Se iperattivato, questo sistema genera sentimenti negativi come l’ansia o la rabbia; il drive and excitement system (o sistema di ricerca di stimoli e risorse) invece è il sistema che ci garantisce delle ricompense. È responsabile di emozione positive e della soddisfazione che proviamo dopo l’esecuzione di un compito. Infine, il soothing system (o sistema calmante) è il sistema maggiormente legato all’attaccamento. È sempre legato ad emozioni positive e all’ottenimento di ricompense, che dipendono però dalle relazioni piuttosto che da un compito. Si tratta inoltre di emozioni localizzate nel presente piuttosto che nel futuro, come nel sistema precedente. Inoltre, rispetto al safety system che regola anche i comportamenti di attacco-fuga, il soothing system è responsabile della percezione di sicurezza.
Verso una nuova definizione di compassione
Secondo Gilbert, il malessere psicologico si genererebbe da uno squilibrio di questi sistemi.
In particolare, i pazienti con un’alta autocritica da lui identificati avrebbero appreso durante la loro infanzia dei pattern di comportamento molto severi, freddi e distaccati che, attraverso l’autocritica, minacciano il safety system. Al contrario, il sistema calmante sarebbe più debole in questi soggetti.
Studi successivi hanno confermato le intuizioni di Gilbert, sostenendo che l’autocritica aumenta il rischio di provare emozioni negative, di depressione e che inoltre riduce la qualità di vita. Al contrario, studi fisiologici hanno confermato come i sistemi di attaccamento e accudimento siano connessi a stati di calma e di rilassamento.
Gli strumenti della teoria della compassione
Dunque, la teoria della compassione si basa sul potenziamento del sistema calmante. È interessante notare come questo sistema sia molto legato ad aspetti propri dell’attaccamento come la vicinanza, l’affetto e l’accudimento che producono stati di benessere e rilassamento.

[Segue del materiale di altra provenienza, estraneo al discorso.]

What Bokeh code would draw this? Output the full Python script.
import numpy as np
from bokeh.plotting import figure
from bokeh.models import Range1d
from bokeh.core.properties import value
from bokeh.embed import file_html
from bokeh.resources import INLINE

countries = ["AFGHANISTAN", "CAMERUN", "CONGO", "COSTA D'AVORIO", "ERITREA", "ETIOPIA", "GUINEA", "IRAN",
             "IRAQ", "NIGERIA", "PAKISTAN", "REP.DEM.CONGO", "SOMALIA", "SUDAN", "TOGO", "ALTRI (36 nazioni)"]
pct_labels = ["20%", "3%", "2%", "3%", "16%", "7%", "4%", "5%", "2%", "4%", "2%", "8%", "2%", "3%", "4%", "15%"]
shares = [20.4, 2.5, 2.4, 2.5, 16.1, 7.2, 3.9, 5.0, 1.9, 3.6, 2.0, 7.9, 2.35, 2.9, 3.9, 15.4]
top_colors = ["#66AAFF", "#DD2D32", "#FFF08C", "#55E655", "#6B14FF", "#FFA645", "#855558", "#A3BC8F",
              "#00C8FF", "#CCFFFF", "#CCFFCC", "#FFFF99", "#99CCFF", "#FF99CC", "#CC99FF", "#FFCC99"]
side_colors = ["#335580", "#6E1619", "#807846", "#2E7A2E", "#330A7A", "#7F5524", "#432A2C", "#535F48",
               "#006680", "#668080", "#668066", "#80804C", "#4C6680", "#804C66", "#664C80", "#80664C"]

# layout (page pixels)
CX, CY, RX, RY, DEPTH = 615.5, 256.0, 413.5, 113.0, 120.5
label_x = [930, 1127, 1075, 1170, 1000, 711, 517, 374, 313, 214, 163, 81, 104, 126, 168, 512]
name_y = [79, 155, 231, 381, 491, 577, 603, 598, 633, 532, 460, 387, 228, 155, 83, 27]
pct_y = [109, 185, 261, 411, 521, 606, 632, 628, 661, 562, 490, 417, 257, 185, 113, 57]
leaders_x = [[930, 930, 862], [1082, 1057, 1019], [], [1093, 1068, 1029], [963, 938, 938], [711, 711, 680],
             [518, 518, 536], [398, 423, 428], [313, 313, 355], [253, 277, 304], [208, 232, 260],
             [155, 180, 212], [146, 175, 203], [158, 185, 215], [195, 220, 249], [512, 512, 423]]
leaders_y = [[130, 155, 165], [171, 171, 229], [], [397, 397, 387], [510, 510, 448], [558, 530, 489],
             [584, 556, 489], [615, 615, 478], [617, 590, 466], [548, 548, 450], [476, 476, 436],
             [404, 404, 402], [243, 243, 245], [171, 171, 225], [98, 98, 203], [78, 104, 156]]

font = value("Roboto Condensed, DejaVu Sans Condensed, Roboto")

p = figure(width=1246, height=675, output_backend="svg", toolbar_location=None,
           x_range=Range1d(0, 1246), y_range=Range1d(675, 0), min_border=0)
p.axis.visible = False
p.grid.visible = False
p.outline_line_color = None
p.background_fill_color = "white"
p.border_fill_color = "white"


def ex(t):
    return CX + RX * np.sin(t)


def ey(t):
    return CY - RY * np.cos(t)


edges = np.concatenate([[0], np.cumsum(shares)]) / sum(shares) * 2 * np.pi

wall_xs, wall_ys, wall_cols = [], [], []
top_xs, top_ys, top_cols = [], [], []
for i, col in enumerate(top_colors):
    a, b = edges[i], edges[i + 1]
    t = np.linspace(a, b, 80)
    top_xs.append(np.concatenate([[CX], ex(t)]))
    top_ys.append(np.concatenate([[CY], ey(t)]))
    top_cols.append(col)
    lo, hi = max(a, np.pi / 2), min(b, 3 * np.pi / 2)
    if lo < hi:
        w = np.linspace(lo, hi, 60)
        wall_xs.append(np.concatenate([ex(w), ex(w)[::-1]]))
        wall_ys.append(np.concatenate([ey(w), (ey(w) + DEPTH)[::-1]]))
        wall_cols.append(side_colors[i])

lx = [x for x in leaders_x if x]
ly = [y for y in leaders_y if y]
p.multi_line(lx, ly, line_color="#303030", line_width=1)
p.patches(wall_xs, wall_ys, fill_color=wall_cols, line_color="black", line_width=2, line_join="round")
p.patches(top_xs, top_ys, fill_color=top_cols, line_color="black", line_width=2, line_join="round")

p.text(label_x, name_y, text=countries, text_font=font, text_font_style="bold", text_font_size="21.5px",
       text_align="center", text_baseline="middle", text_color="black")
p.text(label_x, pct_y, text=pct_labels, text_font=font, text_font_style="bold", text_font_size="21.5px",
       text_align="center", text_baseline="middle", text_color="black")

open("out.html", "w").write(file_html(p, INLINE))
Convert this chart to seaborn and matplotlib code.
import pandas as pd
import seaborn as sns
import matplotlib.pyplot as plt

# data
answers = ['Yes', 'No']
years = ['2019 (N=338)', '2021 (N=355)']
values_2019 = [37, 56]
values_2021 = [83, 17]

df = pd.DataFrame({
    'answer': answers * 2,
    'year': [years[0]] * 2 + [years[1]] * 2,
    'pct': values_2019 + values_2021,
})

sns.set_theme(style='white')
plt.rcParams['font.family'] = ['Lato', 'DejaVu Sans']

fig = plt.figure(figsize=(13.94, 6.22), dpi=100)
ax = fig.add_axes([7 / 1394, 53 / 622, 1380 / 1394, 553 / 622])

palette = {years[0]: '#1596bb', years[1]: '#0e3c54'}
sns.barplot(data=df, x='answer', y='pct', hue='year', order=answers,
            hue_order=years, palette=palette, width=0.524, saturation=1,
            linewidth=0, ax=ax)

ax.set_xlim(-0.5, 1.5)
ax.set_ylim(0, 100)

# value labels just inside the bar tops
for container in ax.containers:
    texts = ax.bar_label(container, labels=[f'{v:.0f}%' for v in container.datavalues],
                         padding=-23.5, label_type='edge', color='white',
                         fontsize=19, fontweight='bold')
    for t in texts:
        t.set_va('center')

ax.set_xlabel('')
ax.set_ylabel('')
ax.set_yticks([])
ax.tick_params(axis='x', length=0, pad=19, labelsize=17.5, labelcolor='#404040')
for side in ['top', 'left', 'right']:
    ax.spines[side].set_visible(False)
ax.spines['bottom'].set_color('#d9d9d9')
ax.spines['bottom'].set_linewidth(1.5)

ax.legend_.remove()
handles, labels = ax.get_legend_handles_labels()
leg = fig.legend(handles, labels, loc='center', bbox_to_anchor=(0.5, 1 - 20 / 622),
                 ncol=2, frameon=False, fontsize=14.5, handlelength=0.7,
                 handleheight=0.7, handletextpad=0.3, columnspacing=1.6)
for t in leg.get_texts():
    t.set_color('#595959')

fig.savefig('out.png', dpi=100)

In questo senso, la definizione di compassione si allarga al desiderio di calmare il dolore percepito e il sentirsi oggetto di cure e attenzioni.
La teoria della compassione usa diverse tecniche a questo scopo. Prime fra tutti le precedentemente citate terapie basate sulla mindfulness, tecniche di rilassamento ma anche tecniche di scrittura. Inoltre, si cerca di potenziare delle strategie per gestire al meglio il senso di autocritica. Il bisogno di accudimento può a volte anche essere soddisfatto attraverso il ricorso alla pet therapy e appunto con il contatto con animali. Lo scopo finale è quello di allenare il cosiddetto Sé compassionevole.